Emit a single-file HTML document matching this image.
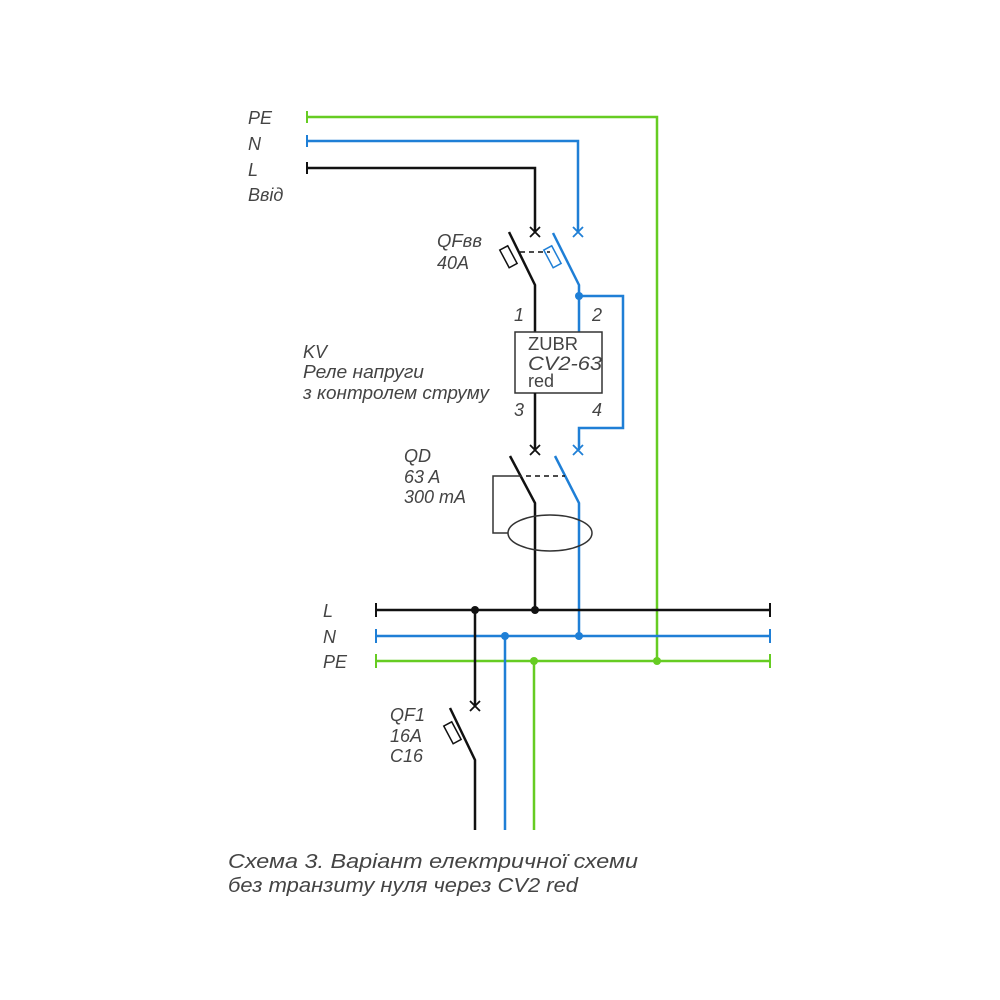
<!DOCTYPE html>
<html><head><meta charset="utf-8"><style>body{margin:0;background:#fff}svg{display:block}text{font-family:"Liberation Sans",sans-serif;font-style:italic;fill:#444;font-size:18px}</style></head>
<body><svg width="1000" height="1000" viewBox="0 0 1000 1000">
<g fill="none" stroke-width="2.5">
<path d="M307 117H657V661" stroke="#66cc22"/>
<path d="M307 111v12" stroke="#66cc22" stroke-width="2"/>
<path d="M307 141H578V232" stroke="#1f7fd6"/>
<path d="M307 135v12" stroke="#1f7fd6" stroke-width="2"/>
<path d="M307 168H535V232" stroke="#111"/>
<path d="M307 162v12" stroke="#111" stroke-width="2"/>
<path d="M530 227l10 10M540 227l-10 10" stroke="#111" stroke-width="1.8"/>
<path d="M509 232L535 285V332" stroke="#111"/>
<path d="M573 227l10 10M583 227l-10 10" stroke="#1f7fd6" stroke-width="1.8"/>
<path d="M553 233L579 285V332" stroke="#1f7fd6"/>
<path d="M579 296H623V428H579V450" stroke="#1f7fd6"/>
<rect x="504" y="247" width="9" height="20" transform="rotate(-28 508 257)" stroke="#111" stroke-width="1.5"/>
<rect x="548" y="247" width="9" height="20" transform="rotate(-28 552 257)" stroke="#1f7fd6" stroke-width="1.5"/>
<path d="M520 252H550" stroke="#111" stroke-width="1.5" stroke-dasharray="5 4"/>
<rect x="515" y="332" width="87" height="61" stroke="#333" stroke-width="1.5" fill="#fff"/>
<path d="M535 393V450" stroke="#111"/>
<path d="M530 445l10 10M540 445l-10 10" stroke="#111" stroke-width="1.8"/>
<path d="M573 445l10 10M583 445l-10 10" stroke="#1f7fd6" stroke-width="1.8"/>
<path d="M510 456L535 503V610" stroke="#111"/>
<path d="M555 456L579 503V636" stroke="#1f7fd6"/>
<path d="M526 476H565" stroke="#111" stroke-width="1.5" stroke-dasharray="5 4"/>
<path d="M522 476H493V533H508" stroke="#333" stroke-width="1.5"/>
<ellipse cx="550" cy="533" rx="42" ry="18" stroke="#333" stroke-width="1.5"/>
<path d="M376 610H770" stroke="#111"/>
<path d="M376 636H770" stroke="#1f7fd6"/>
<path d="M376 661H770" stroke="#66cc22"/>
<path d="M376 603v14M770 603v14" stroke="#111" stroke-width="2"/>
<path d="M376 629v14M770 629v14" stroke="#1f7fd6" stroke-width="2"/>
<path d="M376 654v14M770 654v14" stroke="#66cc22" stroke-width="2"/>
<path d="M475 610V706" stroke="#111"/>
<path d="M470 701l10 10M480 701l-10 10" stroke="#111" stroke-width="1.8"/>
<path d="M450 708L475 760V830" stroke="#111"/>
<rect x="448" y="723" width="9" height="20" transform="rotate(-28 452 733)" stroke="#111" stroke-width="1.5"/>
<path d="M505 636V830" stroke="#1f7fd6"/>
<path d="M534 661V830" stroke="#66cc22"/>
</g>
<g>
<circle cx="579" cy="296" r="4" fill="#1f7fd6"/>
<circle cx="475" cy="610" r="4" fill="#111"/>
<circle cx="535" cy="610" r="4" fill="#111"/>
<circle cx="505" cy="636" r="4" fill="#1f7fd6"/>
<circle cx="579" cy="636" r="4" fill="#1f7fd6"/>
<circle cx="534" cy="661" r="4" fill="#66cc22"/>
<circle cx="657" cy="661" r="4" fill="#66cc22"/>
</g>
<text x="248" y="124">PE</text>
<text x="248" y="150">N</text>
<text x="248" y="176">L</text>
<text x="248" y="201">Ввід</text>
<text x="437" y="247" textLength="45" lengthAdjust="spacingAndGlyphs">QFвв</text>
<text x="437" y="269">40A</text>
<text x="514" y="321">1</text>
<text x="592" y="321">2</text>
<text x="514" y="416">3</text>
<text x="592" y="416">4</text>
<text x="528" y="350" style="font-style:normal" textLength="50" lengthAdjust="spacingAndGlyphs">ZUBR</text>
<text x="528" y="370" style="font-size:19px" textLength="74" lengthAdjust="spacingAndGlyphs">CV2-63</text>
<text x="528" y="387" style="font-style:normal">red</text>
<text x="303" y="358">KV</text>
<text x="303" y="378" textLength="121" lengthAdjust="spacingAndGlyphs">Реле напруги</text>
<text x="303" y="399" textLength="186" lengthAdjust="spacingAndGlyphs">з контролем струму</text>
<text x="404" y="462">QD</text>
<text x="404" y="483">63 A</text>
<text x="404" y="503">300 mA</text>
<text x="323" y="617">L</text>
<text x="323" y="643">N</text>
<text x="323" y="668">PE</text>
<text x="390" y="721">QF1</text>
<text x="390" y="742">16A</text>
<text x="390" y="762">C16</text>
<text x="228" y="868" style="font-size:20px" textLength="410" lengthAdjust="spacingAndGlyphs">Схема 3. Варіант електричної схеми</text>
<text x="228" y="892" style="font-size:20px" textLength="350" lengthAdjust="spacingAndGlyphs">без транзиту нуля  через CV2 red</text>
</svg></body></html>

* * *

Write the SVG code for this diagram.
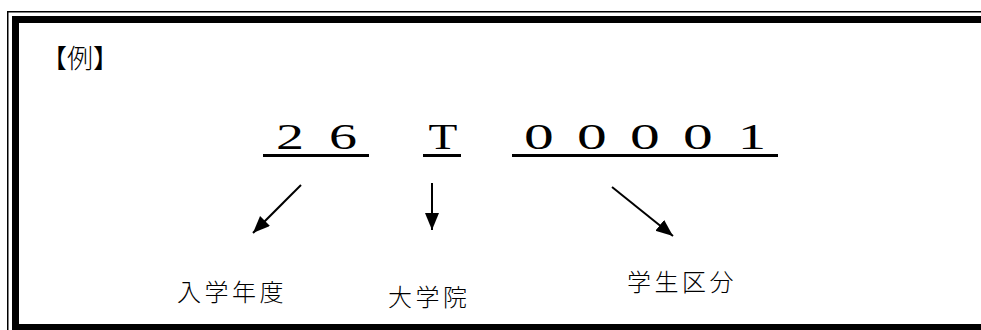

» Request
Isolate the lines that hold the word "this" and copy all of them.

» Written solution
Emit a single-file HTML document matching this image.
Write the SVG code for this diagram.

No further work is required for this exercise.